Bernadette was the dunce of her class and was frequently the butt of jokes. She often stood in the place of shame before the others as an example of ignorance and dullness.

Bernadette never resented this injustice nor thought it anything but the most natural thing in the world. Her eyes had a somewhat dreamy apathetic look that caused teachers to assume she was lazy or stupid. She was neither, but her sort of intelligence was of a kind not generally appreciated by the common run of people.

In contrast to her apathetic gaze, she could suddenly come out with a comment or answer so forthright and incisive that people were taken aback. Unable to fathom such directness, they mistook it for impertinence. Indeed, a lot of vivacity was hidden under that apathetic exterior, something very noticeable in some of the photographs taken of her.

This trait infuriated many an interrogator, from the Lourdes police chief, to the public prosecutor, and the local parish priest (who once threatened to run her out of his office with a broom), and Sister Vauzous, her disciplinarian mistress of novices.

Once a group of distinguished persons arrived to see her. The priest who led the delegation was frankly skeptical. “Let’s see if we can believe you,” he said. To which she replied: “It isn’t important if your reverence believes me.” The cleric, now quite irritated, added: “If you lie, you’re the cause of us making this long journey for nothing!”

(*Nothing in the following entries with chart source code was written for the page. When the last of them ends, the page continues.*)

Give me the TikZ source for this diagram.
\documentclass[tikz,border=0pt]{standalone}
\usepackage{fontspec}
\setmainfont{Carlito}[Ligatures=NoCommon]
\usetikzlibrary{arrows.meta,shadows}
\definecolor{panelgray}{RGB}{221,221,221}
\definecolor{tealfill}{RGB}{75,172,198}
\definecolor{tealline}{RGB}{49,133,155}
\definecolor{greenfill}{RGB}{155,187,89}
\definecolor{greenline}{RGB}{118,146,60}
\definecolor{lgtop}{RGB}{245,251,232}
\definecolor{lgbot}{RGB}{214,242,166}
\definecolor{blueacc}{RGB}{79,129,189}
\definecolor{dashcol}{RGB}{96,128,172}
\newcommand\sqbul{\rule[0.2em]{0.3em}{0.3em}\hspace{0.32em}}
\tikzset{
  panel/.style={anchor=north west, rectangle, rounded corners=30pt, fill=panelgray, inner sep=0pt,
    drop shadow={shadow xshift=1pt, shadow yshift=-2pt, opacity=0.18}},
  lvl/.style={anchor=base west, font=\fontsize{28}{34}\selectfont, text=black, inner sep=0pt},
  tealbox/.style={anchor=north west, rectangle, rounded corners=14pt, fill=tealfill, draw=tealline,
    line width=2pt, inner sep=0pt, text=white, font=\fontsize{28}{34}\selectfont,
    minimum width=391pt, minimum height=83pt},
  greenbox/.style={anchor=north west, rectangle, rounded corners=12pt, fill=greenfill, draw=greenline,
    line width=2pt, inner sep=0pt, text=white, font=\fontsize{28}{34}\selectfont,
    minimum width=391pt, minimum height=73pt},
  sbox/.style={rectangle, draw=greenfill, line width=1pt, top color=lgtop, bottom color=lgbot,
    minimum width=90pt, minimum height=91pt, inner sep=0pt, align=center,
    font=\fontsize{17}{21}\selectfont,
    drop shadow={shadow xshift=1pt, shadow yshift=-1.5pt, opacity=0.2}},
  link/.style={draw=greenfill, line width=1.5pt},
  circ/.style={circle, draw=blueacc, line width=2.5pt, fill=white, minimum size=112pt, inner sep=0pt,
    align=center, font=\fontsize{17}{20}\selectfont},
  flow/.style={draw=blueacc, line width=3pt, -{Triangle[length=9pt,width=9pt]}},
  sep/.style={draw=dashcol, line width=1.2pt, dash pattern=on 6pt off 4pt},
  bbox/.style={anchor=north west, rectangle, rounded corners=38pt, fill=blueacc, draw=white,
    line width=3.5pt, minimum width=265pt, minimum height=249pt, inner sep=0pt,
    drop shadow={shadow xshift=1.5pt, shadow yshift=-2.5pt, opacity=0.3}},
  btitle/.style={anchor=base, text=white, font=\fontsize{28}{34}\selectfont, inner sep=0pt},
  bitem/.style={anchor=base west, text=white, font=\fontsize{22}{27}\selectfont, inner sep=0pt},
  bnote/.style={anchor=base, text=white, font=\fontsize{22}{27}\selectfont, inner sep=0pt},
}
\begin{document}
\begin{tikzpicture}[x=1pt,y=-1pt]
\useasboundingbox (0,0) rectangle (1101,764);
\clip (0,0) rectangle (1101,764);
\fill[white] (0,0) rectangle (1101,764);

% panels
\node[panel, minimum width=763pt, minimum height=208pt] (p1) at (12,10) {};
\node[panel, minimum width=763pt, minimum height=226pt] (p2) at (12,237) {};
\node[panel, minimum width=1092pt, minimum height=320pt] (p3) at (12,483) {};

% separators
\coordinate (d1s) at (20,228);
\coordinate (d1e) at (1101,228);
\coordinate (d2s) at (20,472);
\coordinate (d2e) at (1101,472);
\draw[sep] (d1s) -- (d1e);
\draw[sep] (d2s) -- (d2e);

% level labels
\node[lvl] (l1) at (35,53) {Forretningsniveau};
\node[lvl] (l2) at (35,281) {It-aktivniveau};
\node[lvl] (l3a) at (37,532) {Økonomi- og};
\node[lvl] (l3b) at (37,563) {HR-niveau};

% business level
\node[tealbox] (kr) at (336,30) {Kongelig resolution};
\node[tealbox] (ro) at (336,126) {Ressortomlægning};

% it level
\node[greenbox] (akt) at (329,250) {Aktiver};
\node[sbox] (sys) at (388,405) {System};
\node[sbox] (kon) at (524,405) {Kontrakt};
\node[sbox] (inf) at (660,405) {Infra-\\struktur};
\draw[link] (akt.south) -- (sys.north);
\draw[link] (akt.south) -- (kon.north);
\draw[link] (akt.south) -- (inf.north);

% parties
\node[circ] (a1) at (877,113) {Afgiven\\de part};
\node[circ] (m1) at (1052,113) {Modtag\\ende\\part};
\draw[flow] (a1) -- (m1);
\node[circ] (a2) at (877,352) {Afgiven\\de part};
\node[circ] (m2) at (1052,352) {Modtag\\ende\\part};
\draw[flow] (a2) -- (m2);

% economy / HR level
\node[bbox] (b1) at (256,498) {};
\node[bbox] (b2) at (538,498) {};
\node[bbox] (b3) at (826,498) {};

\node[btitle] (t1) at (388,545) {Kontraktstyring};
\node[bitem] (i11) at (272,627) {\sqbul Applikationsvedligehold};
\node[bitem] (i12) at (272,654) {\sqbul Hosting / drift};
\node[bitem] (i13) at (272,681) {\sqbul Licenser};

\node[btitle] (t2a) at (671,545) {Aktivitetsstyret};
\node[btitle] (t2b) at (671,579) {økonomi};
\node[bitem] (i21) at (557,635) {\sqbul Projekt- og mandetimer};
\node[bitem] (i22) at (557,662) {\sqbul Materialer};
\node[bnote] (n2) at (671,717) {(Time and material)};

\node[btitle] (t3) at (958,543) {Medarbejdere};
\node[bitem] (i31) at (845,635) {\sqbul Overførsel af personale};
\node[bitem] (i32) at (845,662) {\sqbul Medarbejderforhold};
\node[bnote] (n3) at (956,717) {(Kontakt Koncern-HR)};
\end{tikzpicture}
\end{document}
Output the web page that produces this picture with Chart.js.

Only to hear Bernadette shoot back: “But your reverence, I didn’t want to be the cause of your journey.” Answers like this were said with such simple honesty that they were mistaken for sarcasm.

When the apparitions ended Bernadette said “the lady” would not come to her again, that she was simply “a broom used for a while” and was now “no longer needed”. The applause of the crowds meant as little to her as did the threats of the police. When once told by an indiscrete visitor that her photograph was being sold for two sous (half a dollar) on every street corner in Lourdes she remarked with all sincerity “That is all I am worth.”

“Everything about Bernadette was simple, even common, at first sight”, wrote one who knew her well. “Her dress was plain but immaculately neat, indicative of self-respect and dignity amid poverty. When she spoke her unaffected language and her quiet earnest tone won one’s confidence.”

Her contact with the Queen of Heaven elevated all that was already good in her, to the point that many remarked she had become like a noble even in her outward appearance.

Franz Werfel writes in his Song of Bernadette: “The contact with the all-beautiful lady had not failed to affect her outer being. At sixteen the ailing girl was very beautiful. Nothing in her face recalled the common features of Francois and Louise Soubirous. A wholly alien subtilisation, never intended by Nature originally, shone from her face.

The roundness of her childish face had developed into a pale oval; under a well-modeled forehead the strangely apathetic eyes grew ever larger. The peasant raiment that Bernadette was accustomed to wear did not harmonize with this increasing distinction of aspect. Yet it was her desire not to look otherwise than her mother and sister.”

A witness to the apparitions, Jean-Baptiste Estrade, tells us: “ She usually ended her prayers with a profound reverence to the hidden lady. I have moved much in society and I have encountered models of elegance and distinction, but never have I seen anyone make a bow with such grace and refinement as did Bernadette. During the ecstasy the child also made the sign of the cross, and if the sign of the cross is made in heaven it can only be made in that manner.”